Not new (Score:5, Insightful)
That's the dirty little secret about the semiconductor industry- success depends just as much on manufacturing ability as the features of the chip. Intel didn't just get their 300mm wafers and 65nm process overnight- they invested 10s of billions of dollars in manufacturing R&D. The result is they have unparalleled capacity and a huge technological lead over competitors with manufacturing technology. When a large OEM comes asking for 5 million units in the next quarter with a defect rate of less than 500 per million, there are very few companies that can deliver.

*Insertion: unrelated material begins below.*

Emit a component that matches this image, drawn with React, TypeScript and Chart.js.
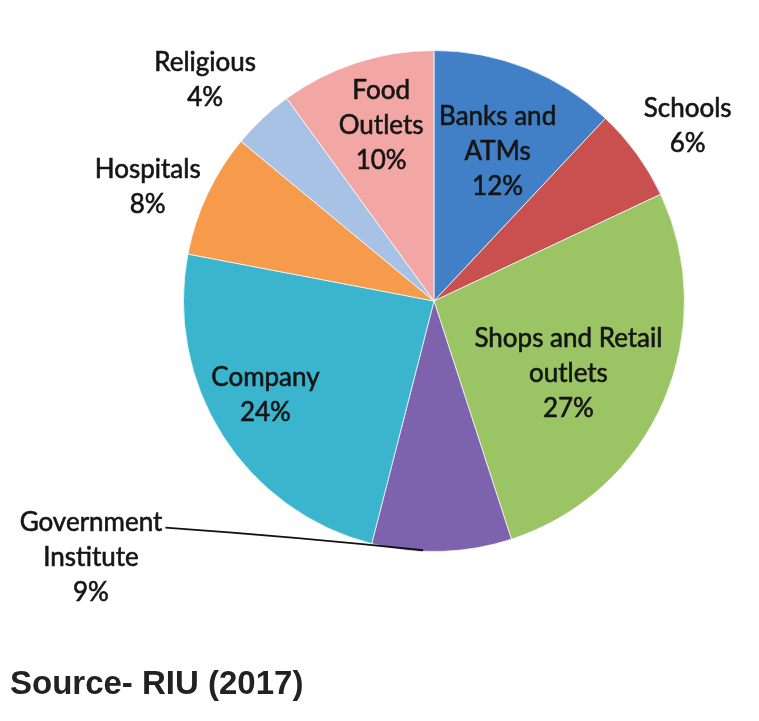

Re:Not new (Score:5, Interesting)
Fab 36 will be online soon with 300mm wafers and 65nm. Just going to 300mm wafers pretty much doubles capacity. Going to 65nm gets you another say 50% (anyone got a confirmed number). Getting FAB 36 and FAB 30 going doubles capacity again. So, by my calculations that is 2 x 2 x 1.5 or 6x cpacity increase for AMD in the next couple of months.
Did Intel switch to 65nm and 300mm sooner than AMD? Yes. Did they switch to copper and low-K dieelectric before AMD? No. Did their 90nm production even work quite right for Intel ever? Not sure. When the 90nm P4s used more power than their 130nm brethren you have to wonder.
Of course Intel has something like 6 processro FABs all over the world that are likely larger than AMDs. Doesn't take much R&D just to build more capacity especially when you are the 800lb gorilla.
Basically, Intel and AMD, at this time, are quality processor maufacturing operations. Intel tends to make technology switches before AMD, but they also get to deal with first adopter issues. And, when they both buy there equipment form the same semiconductor equipment manufacturers like Applied Materials, Novellus, and others. How much is AMD benefitting from Intel working out the bugs.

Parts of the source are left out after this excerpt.